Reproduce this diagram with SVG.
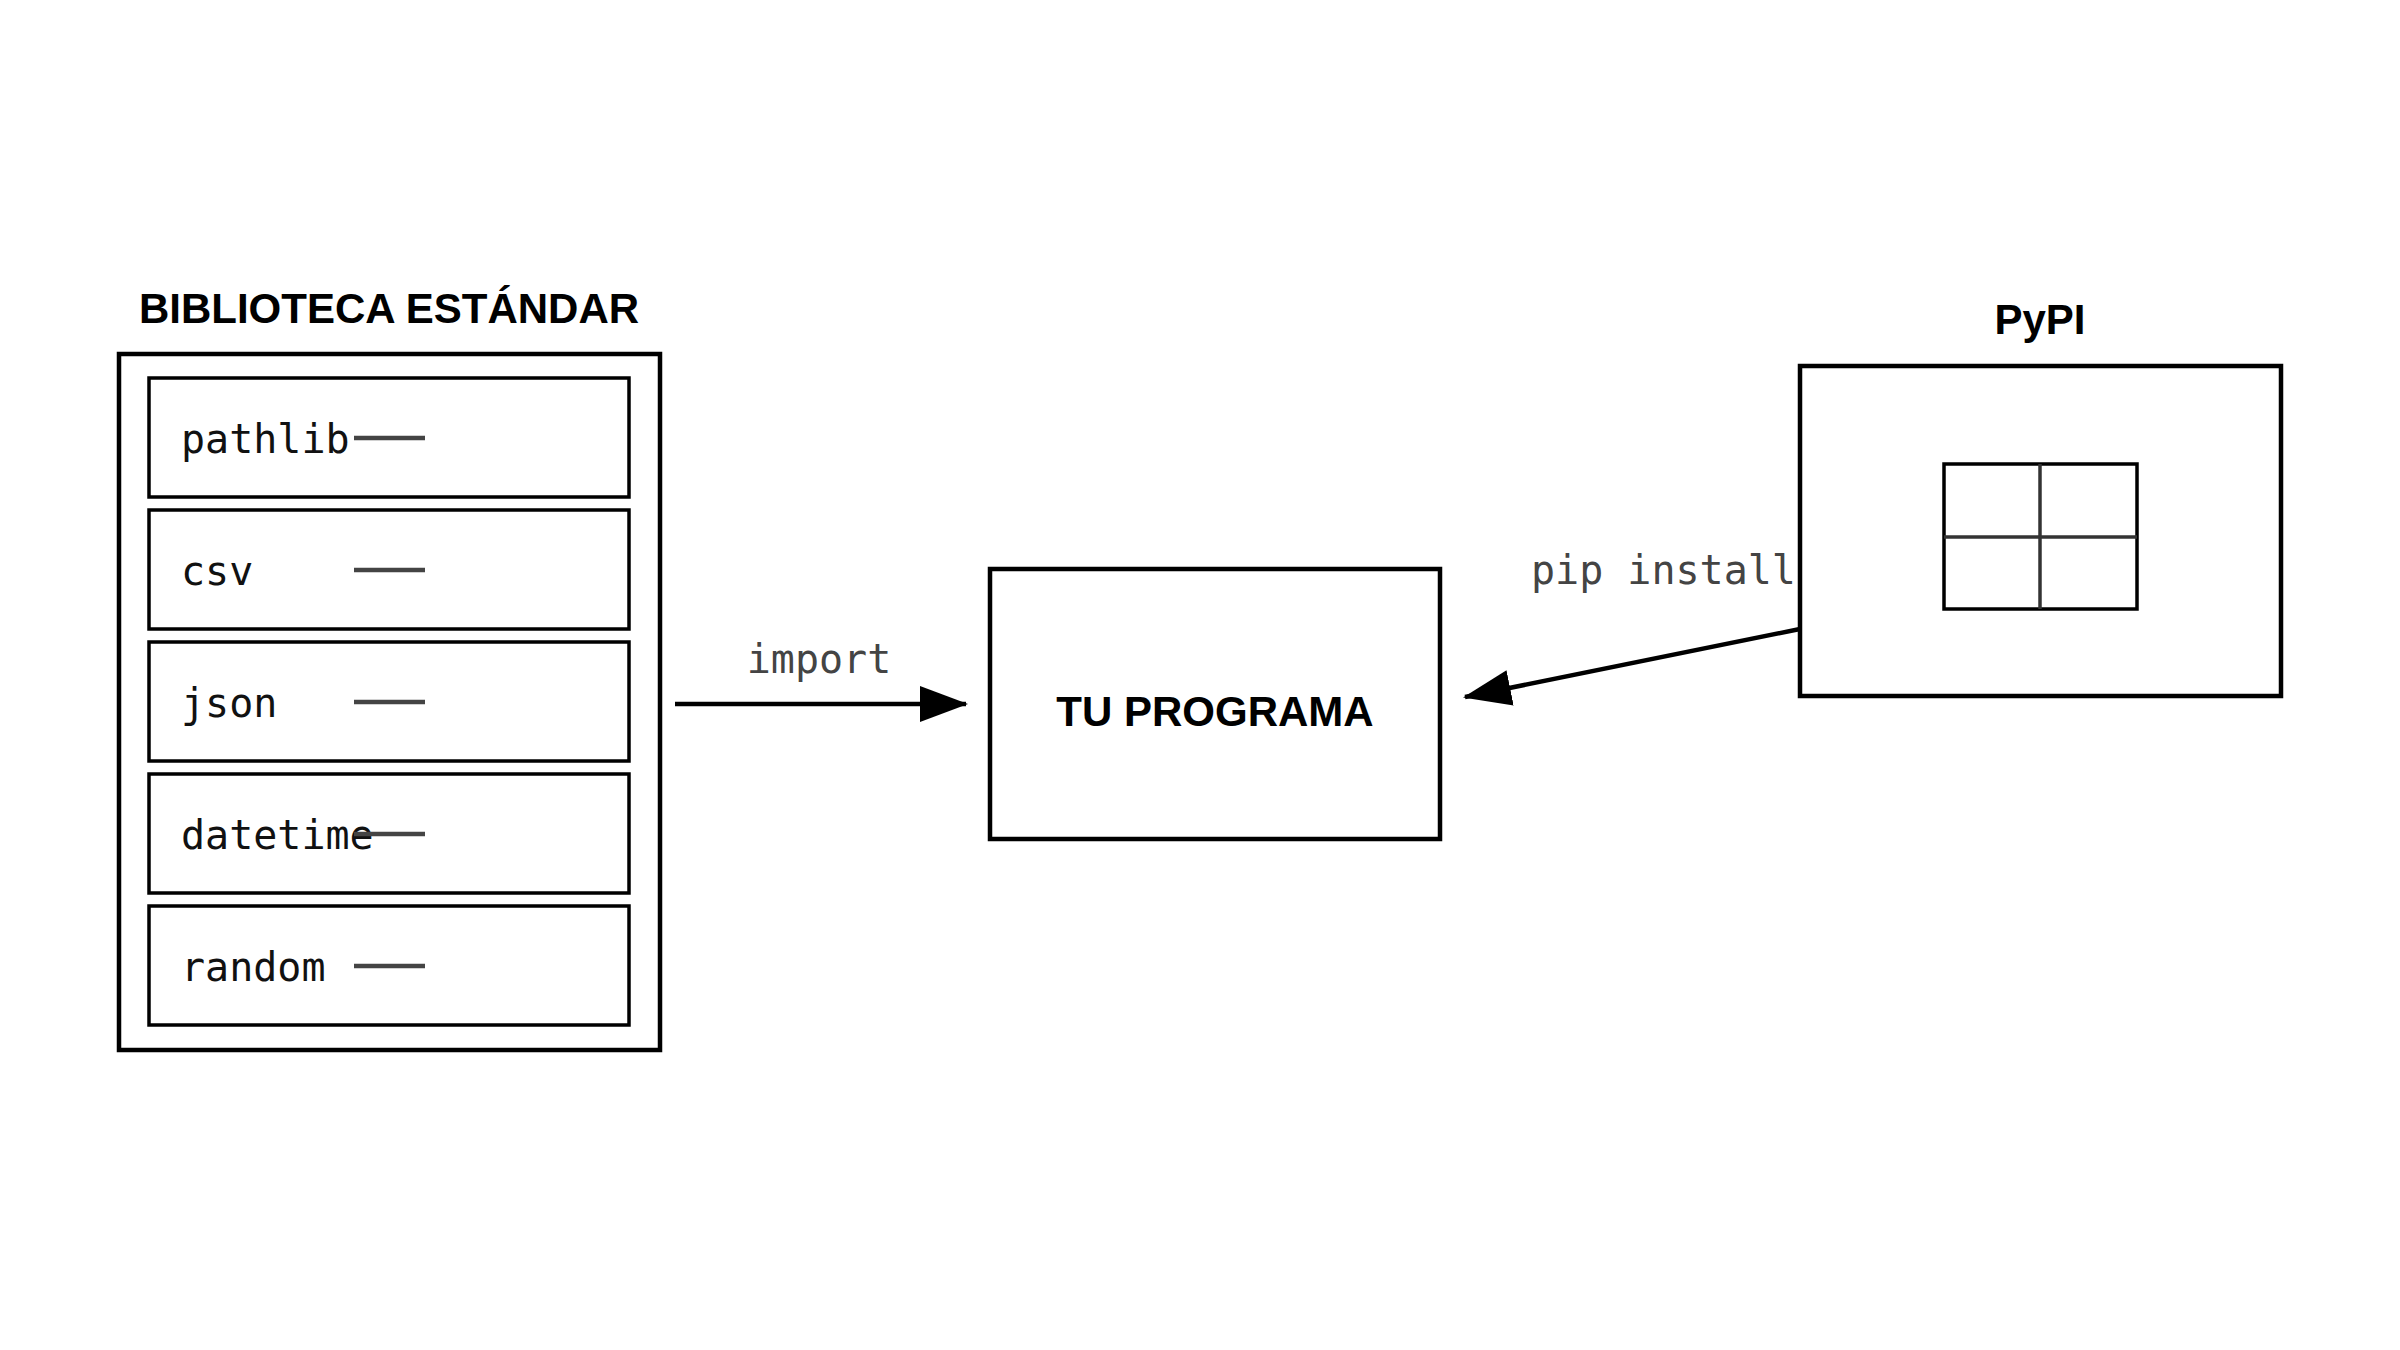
<svg xmlns="http://www.w3.org/2000/svg" width="2400" height="1350" viewBox="0 0 2400 1350">
<style>
.box{fill:#fff;stroke:#000;stroke-width:4.5}
.inner{fill:#fff;stroke:#000;stroke-width:3.5}
.title{font-family:"Liberation Sans",Arial,sans-serif;font-weight:bold;font-size:42px;fill:#000;text-anchor:middle}
.mono{font-family:"DejaVu Sans Mono","Liberation Mono",monospace;font-size:40px;fill:#111}
.lbl{font-family:"DejaVu Sans Mono","Liberation Mono",monospace;font-size:40px;fill:#444}
.dash{stroke:#444;stroke-width:4.5}
.conn{stroke:#000;stroke-width:4.5;fill:none}
</style>
<defs>
<marker id="ah2" viewBox="0 0 48 36" refX="46" refY="18" markerWidth="48" markerHeight="36" orient="auto" markerUnits="userSpaceOnUse">
<path d="M0,0 L48,18 L0,36 z" fill="#000"/>
</marker>
</defs>
<g id="stdlib">
<text class="title" x="389" y="323">BIBLIOTECA ESTÁNDAR</text>
<rect class="box" x="119" y="354" width="541" height="696"/>
<rect class="inner" x="149" y="378" width="480" height="119"/>
<rect class="inner" x="149" y="510" width="480" height="119"/>
<rect class="inner" x="149" y="642" width="480" height="119"/>
<rect class="inner" x="149" y="774" width="480" height="119"/>
<rect class="inner" x="149" y="906" width="480" height="119"/>
<text class="mono" x="181" y="453">pathlib</text>
<text class="mono" x="181" y="585">csv</text>
<text class="mono" x="181" y="717">json</text>
<text class="mono" x="181" y="849">datetime</text>
<text class="mono" x="181" y="981">random</text>
<line class="dash" x1="354" y1="438" x2="425" y2="438"/>
<line class="dash" x1="354" y1="570" x2="425" y2="570"/>
<line class="dash" x1="354" y1="702" x2="425" y2="702"/>
<line class="dash" x1="354" y1="834" x2="425" y2="834"/>
<line class="dash" x1="354" y1="966" x2="425" y2="966"/>
</g>
<g id="programa">
<rect class="box" x="990" y="569" width="450" height="270"/>
<text class="title" x="1215" y="726" font-size="47">TU PROGRAMA</text>
</g>
<g id="pypi">
<text class="title" x="2040" y="334" font-size="44">PyPI</text>
<rect class="box" x="1800" y="366" width="481" height="330"/>
<rect class="inner" x="1944" y="464" width="193" height="145"/>
<line x1="2040" y1="464" x2="2040" y2="609" stroke="#333" stroke-width="3.5"/>
<line x1="1944" y1="537" x2="2137" y2="537" stroke="#333" stroke-width="3.5"/>
</g>
<g id="connectors">
<line class="conn" x1="675" y1="704" x2="966" y2="704" marker-end="url(#ah2)"/>
<text class="lbl" x="819" y="673" text-anchor="middle">import</text>
<line class="conn" x1="1800" y1="629" x2="1465" y2="697" marker-end="url(#ah2)"/>
<text class="lbl" x="1531" y="584">pip install</text>
</g>
</svg>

================================

● Set exercise
Set down the material exactly, every line of it, except for the pictures.

● The response
Reproduce this diagram with SVG.
<svg xmlns="http://www.w3.org/2000/svg" width="2400" height="1350" viewBox="0 0 2400 1350">
<style>
.box{fill:#fff;stroke:#000;stroke-width:4.5}
.inner{fill:#fff;stroke:#000;stroke-width:3.5}
.title{font-family:"Liberation Sans",Arial,sans-serif;font-weight:bold;font-size:42px;fill:#000;text-anchor:middle}
.mono{font-family:"DejaVu Sans Mono","Liberation Mono",monospace;font-size:40px;fill:#111}
.lbl{font-family:"DejaVu Sans Mono","Liberation Mono",monospace;font-size:40px;fill:#444}
.dash{stroke:#444;stroke-width:4.5}
.conn{stroke:#000;stroke-width:4.5;fill:none}
</style>
<defs>
<marker id="ah2" viewBox="0 0 48 36" refX="46" refY="18" markerWidth="48" markerHeight="36" orient="auto" markerUnits="userSpaceOnUse">
<path d="M0,0 L48,18 L0,36 z" fill="#000"/>
</marker>
</defs>
<g id="stdlib">
<text class="title" x="389" y="323">BIBLIOTECA ESTÁNDAR</text>
<rect class="box" x="119" y="354" width="541" height="696"/>
<rect class="inner" x="149" y="378" width="480" height="119"/>
<rect class="inner" x="149" y="510" width="480" height="119"/>
<rect class="inner" x="149" y="642" width="480" height="119"/>
<rect class="inner" x="149" y="774" width="480" height="119"/>
<rect class="inner" x="149" y="906" width="480" height="119"/>
<text class="mono" x="181" y="453">pathlib</text>
<text class="mono" x="181" y="585">csv</text>
<text class="mono" x="181" y="717">json</text>
<text class="mono" x="181" y="849">datetime</text>
<text class="mono" x="181" y="981">random</text>
<line class="dash" x1="354" y1="438" x2="425" y2="438"/>
<line class="dash" x1="354" y1="570" x2="425" y2="570"/>
<line class="dash" x1="354" y1="702" x2="425" y2="702"/>
<line class="dash" x1="354" y1="834" x2="425" y2="834"/>
<line class="dash" x1="354" y1="966" x2="425" y2="966"/>
</g>
<g id="programa">
<rect class="box" x="990" y="569" width="450" height="270"/>
<text class="title" x="1215" y="726" font-size="47">TU PROGRAMA</text>
</g>
<g id="pypi">
<text class="title" x="2040" y="334" font-size="44">PyPI</text>
<rect class="box" x="1800" y="366" width="481" height="330"/>
<rect class="inner" x="1944" y="464" width="193" height="145"/>
<line x1="2040" y1="464" x2="2040" y2="609" stroke="#333" stroke-width="3.5"/>
<line x1="1944" y1="537" x2="2137" y2="537" stroke="#333" stroke-width="3.5"/>
</g>
<g id="connectors">
<line class="conn" x1="675" y1="704" x2="966" y2="704" marker-end="url(#ah2)"/>
<text class="lbl" x="819" y="673" text-anchor="middle">import</text>
<line class="conn" x1="1800" y1="629" x2="1465" y2="697" marker-end="url(#ah2)"/>
<text class="lbl" x="1531" y="584">pip install</text>
</g>
</svg>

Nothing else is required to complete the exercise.